Les téméraires tentent de passer la frontière en escaladant les grillages qui séparent le royaume marocain des enclaves espagnoles de Ceuta et Melilla, deux petits bouts de terres géographiquement en Afrique, mais qui appartiennent à l’Espagne.
«Les frontières sont très sécurisées», lance Mamadou Diallo, un autre jeune arrivé depuis un an et trois mois. «Quand on se fait attraper dans la forêt, on nous enlève même nos chaussures», raconte-t-il, visiblement exténué.
«Ils amènent les chiens pour nous faire peur, pour nous attaquer.»
Djebril Diallo explique que, pour 500 dirhams (65 dollars canadiens), les migrants peuvent se faire reconduire dans une forêt où ils tentent de rejoindre la frontière. C’est nettement moins cher que la traversée en bateau
S’ils sont à Casablanca, c’est qu’ils ont été redirigés par les autorités marocaines loin des points d’entrée vers l’Espagne, un geste que déplore l’Association marocaine des droits humains (AMDH). «Il n’y a pas de garantie de droits, surtout pour les migrants d’origine d’Afrique subsaharienne», estime Khadija Ainani, vice-présidente de l’AMDH. «Cette catégorie de demandeurs d’asile est sujette à beaucoup de violence et de violations de leurs droits, et ils sont aussi sujets au racisme et à la discrimination.»
«Ils n’aiment pas l’homme noir», soutient le jeune Mamadou Mouctar, qui avance avoir été la proie d’attaques à Tanger en raison de la couleur de sa peau.
Durant les huit premiers mois de 2022, le Maroc dit avoir arrêté 56 000 migrants en situation irrégulière, selon des chiffres rapportés par plusieurs médias marocains et attribués au fonctionnaire Abdellatif Loudiyi. Celui-ci est ministre marocain délégué auprès du chef du gouvernement et chargé de l’administration de la Défense nationale.
La coopération entre l'Espagne et le Maroc empêcherait 40% de l'immigration irrégulière, selon un rapport du ministère de l’Intérieur espagnol. Madrid a vu chuter l'arrivée de demandeurs d'asile en 2022 de 25%.
Cette tendance s’observe après un réchauffement des relations diplomatiques entre les deux pays.

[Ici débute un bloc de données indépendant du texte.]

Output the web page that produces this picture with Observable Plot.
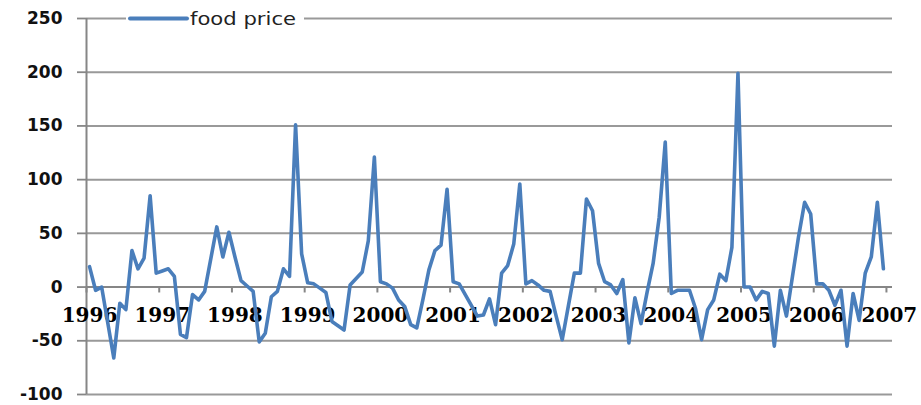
<!DOCTYPE html>
<html>
<head>
<meta charset="utf-8">
<script src="https://cdn.jsdelivr.net/npm/d3@7"></script>
<script src="https://cdn.jsdelivr.net/npm/@observablehq/plot@0.6"></script>
<style>
  html, body { margin: 0; padding: 0; background: #fff; }
  #wrap { position: relative; width: 921px; height: 405px; }
  #legend { position: absolute; left: 126px; top: 8px; background: #fff; }
</style>
</head>
<body>
<div id="wrap">
  <div id="chart"></div>
  <div id="legend"></div>
</div>
<script>
// ---- data ----
const years = [1996, 1997, 1998, 1999, 2000, 2001, 2002, 2003, 2004, 2005, 2006, 2007];
const yTicks = [-100, -50, 0, 50, 100, 150, 200, 250];
const seriesName = "food price";
// monthly values, Jan 1996 .. Dec 2006
const foodPrice = [
  19, -3, 0, -33, -66, -15, -21, 34, 17, 27, 85, 13,        // 1996
  15, 17, 10, -44, -47, -7, -12, -4, 26, 56, 28, 51,       // 1997
  28, 6, 1, -4, -51, -43, -9, -4, 17, 10, 151, 31,         // 1998
  4, 3, -1, -5, -32, -36, -40, 2, 8, 14, 43, 121,          // 1999
  5, 3, -1, -12, -18, -35, -38, -12, 16, 34, 39, 91,       // 2000
  5, 3, -7, -17, -27, -26, -11, -35, 13, 20, 40, 96,       // 2001
  3, 6, 2, -3, -4, -27, -49, -18, 13, 13, 82, 71,          // 2002
  22, 5, 2, -6, 7, -52, -10, -34, -5, 22, 65, 135,         // 2003
  -6, -3, -3, -3, -20, -49, -21, -12, 12, 6, 37, 199,      // 2004
  0, 0, -12, -4, -6, -55, -3, -27, 10, 47, 79, 68,         // 2005
  3, 3, -3, -17, -3, -55, -6, -31, 13, 28, 79, 17          // 2006
];

const table = foodPrice.map((v, i) => ({ month: i + 0.5, value: v }));
const blue = "#4a7ebb";
const axisGray = "#868686";
const gridGray = "#999999";

const chart = Plot.plot({
  width: 921,
  height: 405,
  marginLeft: 86,
  marginRight: 29,
  marginTop: 18,
  marginBottom: 11,
  style: { fontFamily: "DejaVu Sans", background: "#fff", overflow: "visible" },
  x: { domain: [0, 133], axis: null },
  y: { domain: [-100, 250], axis: null },
  marks: [
    Plot.ruleY(yTicks.filter(v => v !== 0), { y: d => d, stroke: gridGray, strokeWidth: 2 }),
    Plot.ruleY([0], { stroke: axisGray, strokeWidth: 2 }),
    Plot.ruleX([0], { stroke: axisGray, strokeWidth: 2 }),
    Plot.axisY(yTicks, {
      label: null,
      tickSize: 9, tickPadding: 15, stroke: axisGray, strokeWidth: 1.8,
      fontSize: 17, fontWeight: "bold", fill: "#111", tickFormat: d => String(d)
    }),
    Plot.ruleX(years, { x: d => (d - 1996) * 12, y1: 0, y2: -5.5, stroke: axisGray, strokeWidth: 2 }),
    Plot.text(years, {
      x: d => (d - 1996) * 12, y: 0, dy: 29, dx: 3, text: d => String(d),
      fontFamily: "DejaVu Serif", fontSize: 20, fontWeight: "bold", fill: "#000"
    }),
    Plot.lineY(table, {
      x: "month", y: "value", stroke: blue, strokeWidth: 3.6,
      strokeLinejoin: "round", strokeLinecap: "round"
    })
  ]
});
document.getElementById("chart").appendChild(chart);

// legend
const lg = d3.select("#legend").append("svg").attr("width", 178).attr("height", 24);
lg.append("line").attr("x1", 4).attr("x2", 61).attr("y1", 10.5).attr("y2", 10.5)
  .attr("stroke", blue).attr("stroke-width", 4).attr("stroke-linecap", "round");
lg.append("text").attr("x", 64).attr("y", 16.5).text(seriesName)
  .attr("font-family", "DejaVu Sans").attr("font-size", 17).attr("fill", "#222")
  .attr("textLength", 106).attr("lengthAdjust", "spacingAndGlyphs");
</script>
</body>
</html>
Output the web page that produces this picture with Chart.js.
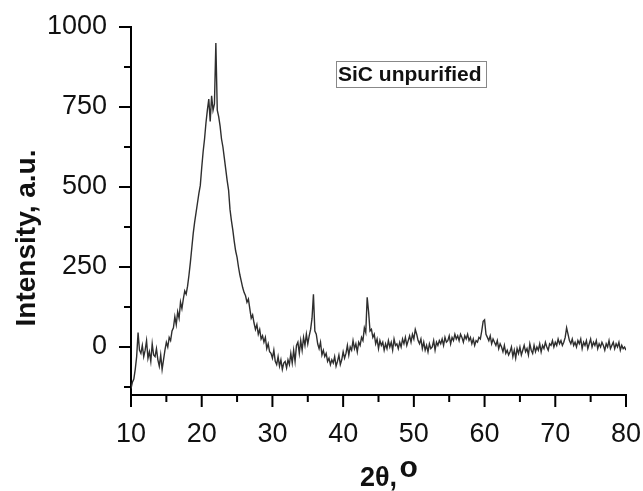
<!DOCTYPE html>
<html>
<head>
<meta charset="utf-8">
<script src="https://cdn.jsdelivr.net/npm/chart.js@4.4.1/dist/chart.umd.min.js"></script>
<style>
  html, body { margin: 0; padding: 0; background: #fff; }
  #wrap { width: 643px; height: 491px; position: relative; }
</style>
</head>
<body>
<div id="wrap"><canvas id="xrd"></canvas></div>
<script>
/* datos del difractograma: 2theta de 10 a 80 cada 0.2 */
const startAngle = 10;
const stepAngle = 0.2;
const intensity = [
  -130, -110, -100, -70, -30, 45, -10, -20, 5, -30,      // 10.0 - 11.8
  -10, 20, -35, -15, -45, 10, -25, -30, -5, -40,         // 12
  -60, -25, -70, -40, -10, 15, 0, 30, 20, 50,            // 14
  60, 95, 70, 110, 90, 140, 120, 150, 175, 165,          // 16
  190, 225, 265, 310, 355, 390, 420, 450, 480, 505,      // 18
  560, 610, 650, 700, 740, 775, 705, 785, 740, 760,      // 20
  950, 740, 720, 690, 650, 625, 590, 555, 520, 490,      // 22
  430, 395, 365, 330, 300, 280, 250, 225, 205, 185,      // 24
  170, 160, 140, 150, 120, 90, 100, 75, 55, 70,          // 26
  40, 55, 25, 35, 15, 30, -5, 10, -15, -20,              // 28
  -35, -10, -45, -55, -30, -60, -40, -70, -50, -45,      // 30
  -65, -40, -55, -20, -50, -10, -45, 5, 15, -20,         // 32
  20, -10, 30, 5, 40, 10, 35, 55, 90, 165,               // 34
  50, 40, 10, -5, 15, -25, -10, -30, -20, -45,           // 36
  -35, -55, -40, -50, -30, -60, -45, -25, -55, -40,      // 38
  -15, -35, -20, 5, -25, 0, -10, 20, -5, 10,             // 40
  -15, 15, 5, 30, 20, 60, 45, 155, 110, 50,              // 42
  55, 30, 40, 10, 25, -5, 20, 5, 15, -10,                // 44
  10, -5, 20, 0, 15, -10, 25, 5, 10, -5,                 // 46
  15, 0, 25, 10, 30, 5, 20, 35, 15, 40,                  // 48
  25, 55, 40, 20, 10, 25, -5, 15, -10, 5,                // 50
  -15, 10, -5, 0, 20, -10, 15, 5, 20, 10,                // 52
  25, 5, 30, 15, 20, 35, 10, 30, 20, 40,                 // 54
  25, 35, 20, 40, 30, 15, 35, 25, 40, 20,                // 56
  30, 10, 25, 5, 20, 15, 30, 25, 50, 80,                 // 58
  85, 40, 30, 20, 35, 10, 25, 15, 5, 20,                 // 60
  -5, 10, 0, -15, 5, -20, -10, -25, -15, 0,              // 62
  -30, -10, -35, -5, -20, 0, -25, -10, 5, -15,           // 64
  -5, -25, 10, -10, -20, 5, -15, 0, -10, 10,             // 66
  -15, 5, -5, 15, 0, -10, 10, 5, 20, 0,                  // 68
  15, 5, 25, 10, 20, 5, 15, 30, 60, 40,                  // 70
  20, 10, 25, 5, 15, 0, 20, 10, 25, -5,                  // 72
  15, 5, 20, -5, 10, 25, 0, 15, 5, 20,                   // 74
  -5, 10, 0, 15, 5, -10, 10, 0, 20, -5,                  // 76
  5, 15, -5, 10, 0, 15, -10, 5, -5, 0,                   // 78
  -10                                                    // 80
];

const xMajorTicks = [10, 20, 30, 40, 50, 60, 70, 80];
const xMinorTicks = [15, 25, 35, 45, 55, 65, 75];
const yMajorTicks = [0, 250, 500, 750, 1000];
const yMinorTicks = [-125, 125, 375, 625, 875];

const yTitle = 'Intensity, a.u.';
const xTitle = '2θ, ';
const xTitleSup = 'o';
const sampleLabel = 'SiC unpurified';

const puntos = intensity.map((v, i) => ({ x: startAngle + i * stepAngle, y: v }));

/* marcas de ejes (mayores largas, menores cortas) y textos */
const decoraciones = {
    id: 'decoraciones',
    afterDraw(chart) {
        const ctx = chart.ctx;
        const xs = chart.scales.x, ys = chart.scales.y;
        const area = chart.chartArea;
        ctx.save();
        ctx.strokeStyle = '#000';
        ctx.lineWidth = 2;
        ctx.beginPath();
        xMajorTicks.forEach(v => { const p = xs.getPixelForValue(v); ctx.moveTo(p, area.bottom); ctx.lineTo(p, area.bottom + 12); });
        xMinorTicks.forEach(v => { const p = xs.getPixelForValue(v); ctx.moveTo(p, area.bottom); ctx.lineTo(p, area.bottom + 7); });
        yMajorTicks.forEach(v => { const p = ys.getPixelForValue(v); ctx.moveTo(area.left, p); ctx.lineTo(area.left - 12, p); });
        yMinorTicks.forEach(v => { const p = ys.getPixelForValue(v); ctx.moveTo(area.left, p); ctx.lineTo(area.left - 7, p); });
        ctx.stroke();

        // titulo eje Y
        ctx.fillStyle = '#111';
        ctx.font = 'bold 28px "Liberation Sans", Arial, sans-serif';
        ctx.textAlign = 'center';
        ctx.textBaseline = 'alphabetic';
        ctx.save();
        ctx.translate(35, 238);
        ctx.rotate(-Math.PI / 2);
        ctx.fillText(yTitle, 0, 0);
        ctx.restore();

        // titulo eje X con superindice
        ctx.font = 'bold 27px "Liberation Sans", Arial, sans-serif';
        ctx.textAlign = 'left';
        ctx.fillText(xTitle, 360, 486);
        const w = ctx.measureText(xTitle).width;
        ctx.font = 'bold 30px "Liberation Sans", Arial, sans-serif';
        ctx.fillText(xTitleSup, 360 + w - 5, 477);

        // etiqueta de la muestra
        ctx.font = 'bold 21px "Liberation Sans", Arial, sans-serif';
        ctx.textBaseline = 'middle';
        ctx.fillText(sampleLabel, 338, 75);
        ctx.strokeStyle = '#888';
        ctx.lineWidth = 1;
        ctx.strokeRect(336.5, 61.5, 150, 26);
        ctx.restore();
    }
};

new Chart(document.getElementById('xrd'), {
    type: 'line',
    data: {
        datasets: [{
            data: puntos,
            borderColor: '#2e2e2e',
            borderWidth: 1.4,
            pointRadius: 0,
            tension: 0,
            fill: false
        }]
    },
    options: {
        responsive: true,
        maintainAspectRatio: false,
        animation: false,
        layout: { padding: { top: 27, right: 17, left: 0, bottom: 0 } },
        plugins: { legend: { display: false }, tooltip: { enabled: false } },
        scales: {
            x: {
                type: 'linear',
                min: 10, max: 80,
                grid: { display: false },
                border: { display: true, color: '#000', width: 2 },
                afterBuildTicks: s => { s.ticks = xMajorTicks.map(v => ({ value: v })); },
                afterFit: s => { s.height = 96; s.paddingLeft = 0; s.paddingRight = 0; },
                ticks: { color: '#111', padding: 15, maxRotation: 0, callback: v => String(v), font: { family: '"Liberation Sans", Arial, sans-serif', size: 27 } }
            },
            y: {
                min: -150, max: 1000,
                grid: { display: false },
                border: { display: true, color: '#000', width: 2 },
                afterBuildTicks: s => { s.ticks = yMajorTicks.map(v => ({ value: v })); },
                afterFit: s => { s.width = 131; s.paddingTop = 0; s.paddingBottom = 0; },
                ticks: { color: '#111', padding: 16, callback: v => String(v), font: { family: '"Liberation Sans", Arial, sans-serif', size: 27 } }
            }
        }
    },
    plugins: [decoraciones]
});
</script>
</body>
</html>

D’ailleurs, lors de la 12e réunion de haut niveau entre Rabat et Madrid en février 2023, la thématique de l’immigration irrégulière revient à quelques reprises. «Les deux pays conviennent d’intensifier leur coopération dans le domaine de la lutte contre la migration irrégulière, le contrôle des frontières, la lutte contre les filières et la réadmission des personnes en situation irrégulière», peut-on lire dans une déclaration commune.
Le Maroc reçoit d’ailleurs des fonds pour maintenir son rôle. L’Union européenne a versé au royaume en mars 500 millions d’euros (735 millions de dollars canadiens) pour financer plusieurs programmes, dont 152 millions d’euros (223 millions de dollars canadiens) pour la gestion des migrations.
Devant les tentes qu’ils habitent, les quelques personnes qui acceptent de me parler se dégourdissent. Ils finissent par me montrer leur «visa»: des crochets en métal, avec des manches de bois. Ce sont ces outils anodins qui leur servent à grimper les grillages, où, jusqu’à maintenant, ils se font toujours attraper par les gardes frontaliers du côté marocain ou espagnol.
«Tout ce qu’on veut, c’est gagner l’Europe», lance Mamadou Mouctar. «Nous avons besoin d’aide.»